Sunday, September 02, 2007

Neoconservativism as Scourge of the Left

This morning's post over at Andrew Sullivan's blog asked "What Maketh a Neo-con?" Here's the main passage:

Today, it seems that a "neo-con" (at least in the fevered imaginations of the net-left) is someone who frequently calls attention to the unprovoked aggression of despotic regimes (e.g. Iran and Syria), the violation of human rights in other countries, and advocates the moral superiority of democratic countries in international affairs. A "neo-con" is now anyone who dares make an issue out of the aggressions and inhumanity of despotisms without explaining them away, and for advocating America do something about these aggressions and inhumanities. It is for this reason that so many on the left attacked Bayard Rustin in the 1970's and 1980's when, in addition to speaking out about racial injustices in the United States and condemning Reaganomics, he also spoke out, vociferously, against the PLO, Robert Mugabe, and the Sandinistas. But Rustin was hardly a proper neo-conservative, even if he happened to write the occasional article for Commentary and helped found the Coalition for a Democratic Majority. And so, simply for stating uncomfortable realities about the world, someone is called a "neocon" (which in today's political discourse--not just left-wing discourse--is akin to labeling someone a "pinko" in the 1950's) and readily dismissed.
I don't know if that last comparison is apt. "Pinkos" in the 1950s were those considered in alliance with the forces of Soviet totalitarianism. Those on the right who opposed these fellow travellers rightly warned against any domestic support for the Evil Empire's ideological and strategic hegemonic project.

Today, neoconservatives support the expansion of democracy around the world, and the rollback of Islamofascism's threatening advance against the developing world's outposts of freedom.

But what really is a "neoconservative"? I think about this a lot, because while I'm Burkean in my basic ideological affinities for traditional culture and values, I firmly believe that America has a mission in the world to advance freedom and justice. Readers here occasionally point out the inconsistency of holding both Burkean and neoconservative positions simultaneously.

But I don't worry too much about it, particularly if one sees Burkean conservativism as a cover for the most paleoconservative isolationism imaginable. If that's what Burke's come to stand for today, I'd come down on the neoconservative side, if I had to take my pick.

Mark Gerston, in his edited volume, The Essential Neo-Conservative Reader, notes that neoconservativism starts with Burkean essentialism, but it depart from Burkeanism's more reactionary inclinations:

In 1952, the sociologist Karl Mannheim wrote, "Conservativism arises as a counter-movement in conscious opposition to the highly organized, coherent, and systematic 'progressive' movement." From Edmund Burke to the present, systematic conservative theory tends to find much of its motivating impulse in critique. True to Mannheim's characterization, neoconservatism, too, has formulated its political positions in response to ideas generated by the left.
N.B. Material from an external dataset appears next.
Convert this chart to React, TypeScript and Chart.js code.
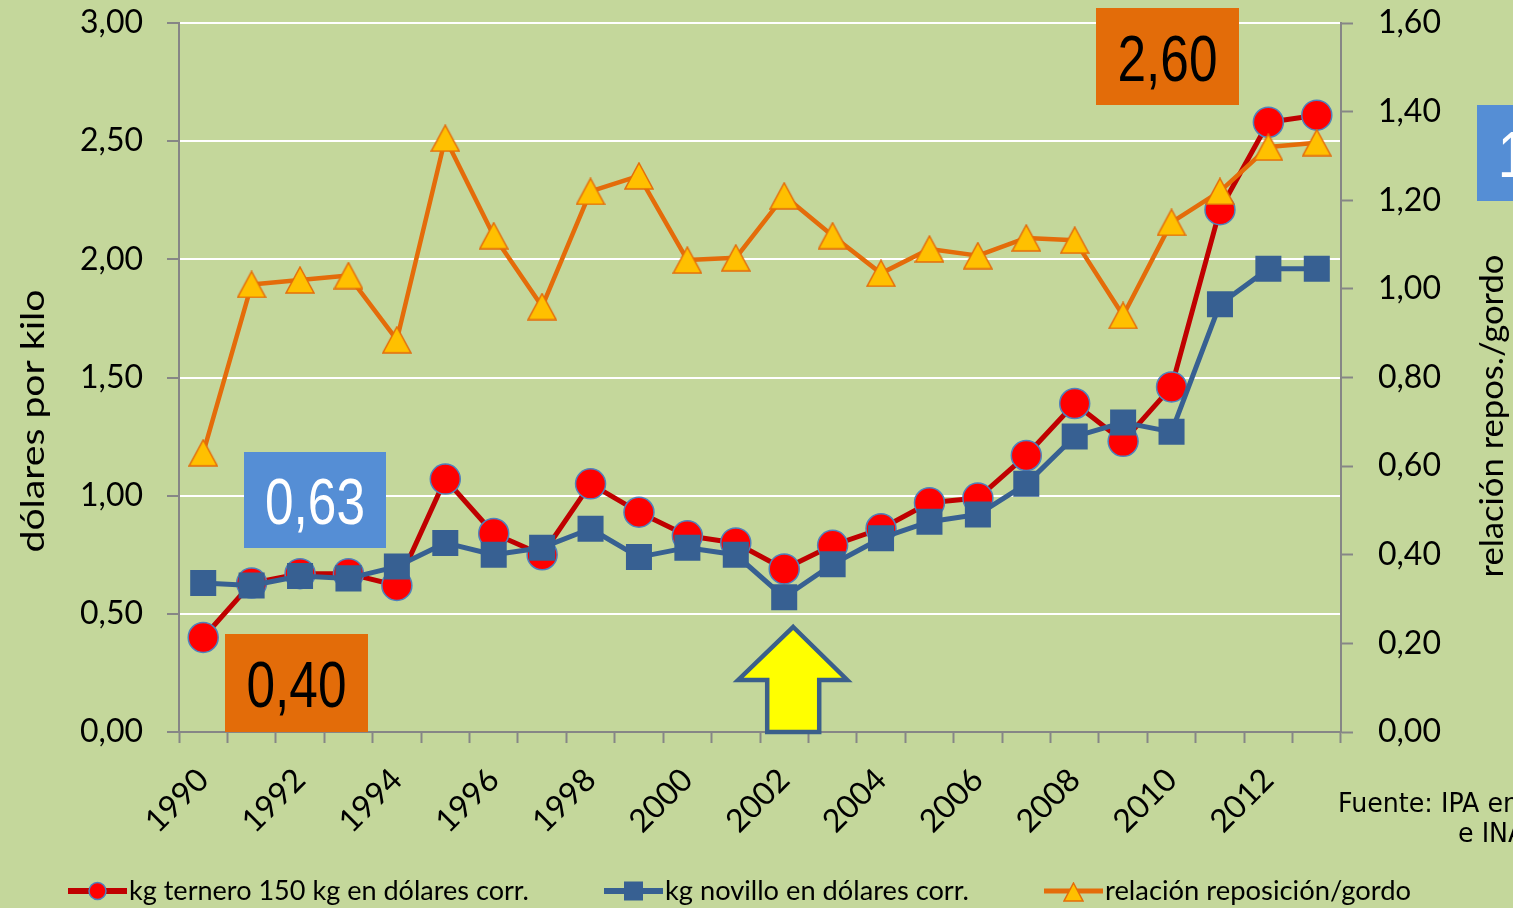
import React, { useEffect, useRef } from 'react';
import { Chart, registerables } from 'chart.js';

Chart.register(...registerables);

const years = ['1990', '1991', '1992', '1993', '1994', '1995', '1996', '1997', '1998', '1999', '2000', '2001', '2002', '2003', '2004', '2005', '2006', '2007', '2008', '2009', '2010', '2011', '2012', '2013'];
const ternero = [0.40, 0.63, 0.67, 0.67, 0.62, 1.07, 0.84, 0.75, 1.05, 0.93, 0.83, 0.80, 0.69, 0.79, 0.86, 0.97, 0.99, 1.17, 1.39, 1.23, 1.46, 2.21, 2.58, 2.61];
const novillo = [0.63, 0.62, 0.66, 0.65, 0.70, 0.80, 0.75, 0.78, 0.86, 0.74, 0.78, 0.75, 0.57, 0.71, 0.82, 0.89, 0.92, 1.05, 1.25, 1.31, 1.27, 1.81, 1.96, 1.96];
const relacion = [0.63, 1.01, 1.02, 1.03, 0.885, 1.34, 1.12, 0.96, 1.22, 1.255, 1.065, 1.07, 1.21, 1.12, 1.035, 1.09, 1.075, 1.115, 1.11, 0.94, 1.15, 1.22, 1.32, 1.33];
const seriesNames = ['kg ternero 150 kg en dólares corr.', 'kg novillo en dólares corr.', 'relación reposición/gordo'];
const leftTitle = 'dólares por kilo';
const rightTitle = 'relación repos./gordo';
const boxLabels = ['2,60', '0,63', '0,40', '1,33'];
const sourceLines = ['Fuente: IPA en base a', 'e INAC'];

const BG = '#C4D79B';
const RED_LINE = '#C00000';
const RED_FILL = '#FF0000';
const RED_EDGE = '#4F81BD';
const BLUE = '#376092';
const ORANGE = '#E46C0A';
const YELLOW_TRI = '#FFC000';
const AXIS = '#868686';
const BOX_ORANGE = '#E36C09';
const BOX_BLUE = '#558ED5';

function makeTriangle(w: number, h: number, lw: number) {
  const c = document.createElement('canvas');
  c.width = w + 2;
  c.height = h + 2;
  const g = c.getContext('2d')!;
  g.beginPath();
  g.moveTo(c.width / 2, 1);
  g.lineTo(c.width - 1, c.height - 1);
  g.lineTo(1, c.height - 1);
  g.closePath();
  g.fillStyle = YELLOW_TRI;
  g.fill();
  g.lineWidth = lw;
  g.strokeStyle = ORANGE;
  g.lineJoin = 'miter';
  g.stroke();
  return c;
}

function fitText(ctx: CanvasRenderingContext2D, text: string, x: number, y: number, font: string, width: number, align: string = 'left', color: string = '#000') {
  ctx.save();
  ctx.font = font;
  ctx.fillStyle = color;
  ctx.textBaseline = 'alphabetic';
  ctx.textAlign = 'left';
  const w = ctx.measureText(text).width;
  const sx = width / w;
  ctx.translate(x, y);
  ctx.scale(sx, 1);
  let ox = 0;
  if (align === 'center') ox = -w / 2;
  else if (align === 'right') ox = -w;
  ctx.fillText(text, ox, 0);
  ctx.restore();
}

const fmt = (v: number) => Number(v).toFixed(2).replace('.', ',');

export default function App() {
  const ref = useRef<HTMLCanvasElement | null>(null);

  useEffect(() => {
    document.body.style.margin = '0';
    document.body.style.background = BG;
    const canvas = ref.current!;
    const tri = makeTriangle(28, 26, 1.5);
    const triSmall = makeTriangle(19, 18, 1.5);

    const bgPlugin = {
      id: 'bg',
      beforeDraw(chart: any) {
        const c = chart.ctx;
        c.save();
        c.fillStyle = BG;
        c.fillRect(0, 0, chart.width, chart.height);
        c.restore();
      },
    };

    const decor = {
      id: 'decor',
      afterDraw(chart: any) {
        const c: CanvasRenderingContext2D = chart.ctx;
        const xs = chart.scales.x;
        c.save();
        // axis titles
        c.save();
        c.translate(33, 421);
        c.rotate(-Math.PI / 2);
        fitText(c, leftTitle, 0, 11, '32px Lato', 263, 'center');
        c.restore();
        c.save();
        c.translate(1492, 416);
        c.rotate(-Math.PI / 2);
        fitText(c, rightTitle, 0, 11, '32px Lato', 323, 'center');
        c.restore();

        // boxes
        const boxes = [
          { x: 1096, y: 8, w: 143, h: 97, fill: BOX_ORANGE, color: '#000', text: boxLabels[0] },
          { x: 244, y: 452, w: 142, h: 96, fill: BOX_BLUE, color: '#FFF', text: boxLabels[1] },
          { x: 225, y: 634, w: 143, h: 98, fill: BOX_ORANGE, color: '#000', text: boxLabels[2] },
          { x: 1477, y: 105, w: 142, h: 96, fill: BOX_BLUE, color: '#FFF', text: boxLabels[3] },
        ];
        for (const b of boxes) {
          c.fillStyle = b.fill;
          c.fillRect(b.x, b.y, b.w, b.h);
          fitText(c, b.text, b.x + b.w / 2, b.y + b.h / 2 + 24, '64px "Liberation Sans"', 100, 'center', b.color);
        }

        // arrow
        const ax = xs.getPixelForValue(12) + 9;
        const base = chart.chartArea.bottom;
        c.beginPath();
        c.moveTo(ax, 627);
        c.lineTo(ax + 54, 680);
        c.lineTo(ax + 26, 680);
        c.lineTo(ax + 26, base);
        c.lineTo(ax - 26, base);
        c.lineTo(ax - 26, 680);
        c.lineTo(ax - 55, 680);
        c.closePath();
        c.fillStyle = '#FFFF00';
        c.fill();
        c.lineWidth = 4.5;
        c.strokeStyle = '#3A5F8B';
        c.lineJoin = 'miter';
        c.stroke();

        // source
        c.save();
        c.font = '26px "DejaVu Sans"';
        const wF = c.measureText('Fuente: IPA e').width;
        const sx = 165 / wF;
        c.fillStyle = '#000';
        c.save();
        c.translate(1338, 812);
        c.scale(sx, 1);
        c.fillText(sourceLines[0], 0, 0);
        c.restore();
        c.save();
        c.translate(1458, 842);
        c.scale(sx, 1);
        c.fillText(sourceLines[1], 0, 0);
        c.restore();
        c.restore();

        // legend
        const ly = 891;
        const items = [
          { x0: 68, x1: 127, tx: 129, tw: 400 },
          { x0: 604, x1: 663, tx: 665, tw: 304 },
          { x0: 1044, x1: 1103, tx: 1105, tw: 306 },
        ];
        items.forEach((it, i) => {
          const mx = (it.x0 + it.x1) / 2;
          c.beginPath();
          c.moveTo(it.x0, ly);
          c.lineTo(it.x1, ly);
          c.lineWidth = i === 2 ? 5 : 6;
          c.strokeStyle = i === 0 ? RED_LINE : i === 1 ? BLUE : ORANGE;
          c.stroke();
          if (i === 0) {
            c.beginPath();
            c.arc(mx, ly, 8.5, 0, Math.PI * 2);
            c.fillStyle = RED_FILL;
            c.fill();
            c.lineWidth = 1.5;
            c.strokeStyle = RED_EDGE;
            c.stroke();
          } else if (i === 1) {
            c.fillStyle = BLUE;
            c.fillRect(mx - 9.5, ly - 9.5, 19, 19);
          } else {
            c.drawImage(triSmall, mx - triSmall.width / 2, ly - triSmall.height / 2 + 1);
          }
          fitText(c, seriesNames[i], it.tx, 900, '26px Lato', it.tw, 'left');
        });
        c.restore();
      },
    };

    const chart = new Chart(canvas, {
      type: 'line',
      data: {
        labels: years,
        datasets: [
          {
            label: seriesNames[0],
            data: ternero,
            yAxisID: 'y',
            borderColor: RED_LINE,
            borderWidth: 5,
            borderJoinStyle: 'round',
            pointStyle: 'circle',
            pointRadius: 15,
            pointBackgroundColor: RED_FILL,
            pointBorderColor: RED_EDGE,
            pointBorderWidth: 1.5,
            order: 3,
          },
          {
            label: seriesNames[1],
            data: novillo,
            yAxisID: 'y',
            borderColor: BLUE,
            borderWidth: 5,
            borderJoinStyle: 'round',
            pointStyle: 'rect',
            pointRadius: 18.4,
            pointBackgroundColor: BLUE,
            pointBorderColor: BLUE,
            pointBorderWidth: 0,
            order: 2,
          },
          {
            label: seriesNames[2],
            data: relacion,
            yAxisID: 'y1',
            borderColor: ORANGE,
            borderWidth: 4.5,
            borderJoinStyle: 'round',
            pointStyle: tri as any,
            pointRadius: 14,
            order: 1,
          },
        ] as any,
      },
      options: {
        responsive: false,
        animation: false,
        events: [],
        layout: { padding: { top: 23, left: 0, right: 0, bottom: 0 } },
        plugins: { legend: { display: false }, tooltip: { enabled: false } },
        scales: {
          x: {
            type: 'category',
            offset: true,
            grid: { offset: true, drawOnChartArea: false, drawTicks: true, tickLength: 11, tickColor: AXIS, tickWidth: 2 },
            border: { color: AXIS, width: 2 },
            ticks: {
              autoSkip: false,
              maxRotation: 45,
              minRotation: 45,
              padding: 18,
              color: '#000',
              font: { family: 'Lato', size: 32 },
              callback: (_v: any, i: number) => (i % 2 === 0 ? years[i] : ''),
            },
            afterFit: (s: any) => { s.height = 176; s.paddingLeft = 0; s.paddingRight = 0; },
          },
          y: {
            position: 'left',
            min: 0,
            max: 3,
            ticks: { stepSize: 0.5, padding: 24, color: '#000', font: { family: 'Lato', size: 32 }, callback: (v: any) => fmt(v) },
            grid: {
              color: (ctx: any) => (ctx.tick && ctx.tick.value === 0 ? 'rgba(0,0,0,0)' : '#FFFFFF'),
              lineWidth: 2,
              tickColor: AXIS,
              tickLength: 12,
              tickWidth: 2,
            },
            border: { color: AXIS, width: 2 },
            afterFit: (s: any) => { s.width = 179; s.paddingTop = 0; s.paddingBottom = 0; },
          },
          y1: {
            position: 'right',
            min: 0,
            max: 1.6,
            ticks: { stepSize: 0.2, padding: 25, color: '#000', font: { family: 'Lato', size: 32 }, callback: (v: any) => fmt(v) },
            grid: { drawOnChartArea: false, tickColor: AXIS, tickLength: 12, tickWidth: 2 },
            border: { color: AXIS, width: 2 },
            afterFit: (s: any) => { s.width = 172; s.paddingTop = 0; s.paddingBottom = 0; },
          },
        },
      } as any,
      plugins: [bgPlugin, decor],
    });
    return () => chart.destroy();
  }, []);

  return (
    <div style={{ width: 1513, height: 908, background: BG }}>
      <canvas ref={ref} width={1513} height={908} style={{ display: 'block' }} />
    </div>
  );
}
From the early 1950s to the present day, neoconservatives have castigated liberalism for ignorance of the complexity of social action and the embedded wisdom in human systems, a lack of resolve in confronting evil, a laissez-faire attitude toward human virture, and an unwillingness to defend the critical ideas of American civilization from its discontents. Practically every neconservative argument and position can be seen as a reaction to one of the central ideas of liberalism.
And this is why the radical left mounts its frenzied campaign of demonization against the "neoconazis" in the Bush administration. Today's ideological battles center on competing visions of goodness in the world. For Americans who rightly see the forces of Islamic fundamentalism as the greatest threat to civilization since the Soviet empire, the hard-left represents a fifth column determined to undermine America's mission and values from within.

Much of the debate tends to caricature the views of those on both sides. All of those who support the global war on terror are not crazed Wolfowitz wannabes dead set on preventive airstrikes against Iran's nuclear program. Conversely, all of those troubled by the costs of America's liberation of Iraq - and especially the significant loss of human life on all sides - are not Chomskyite revolutionaries hellbent on the destruction of the United States and its purported project of global imperial expansion.

Yet, there are those who on the left would destroy America and the values of goodness for which she stands. Neoconservative belief - with its stress on anti-authoritarianism, domestic institutions of public order, personal propriety and responsibility - stands against such nihilism and deathlike ideology.

I gladly embrace the neoconservative label. I've been "
Radicalized by the Radicals." I believe that if neoconservativism forms the locus of resistance against the forces now intending to destroy the United States, it's an ideational holding ground for the good, to which more right thinking peope will gravitate to some degree, no matter how hard the antiwar hordes try to discredit it.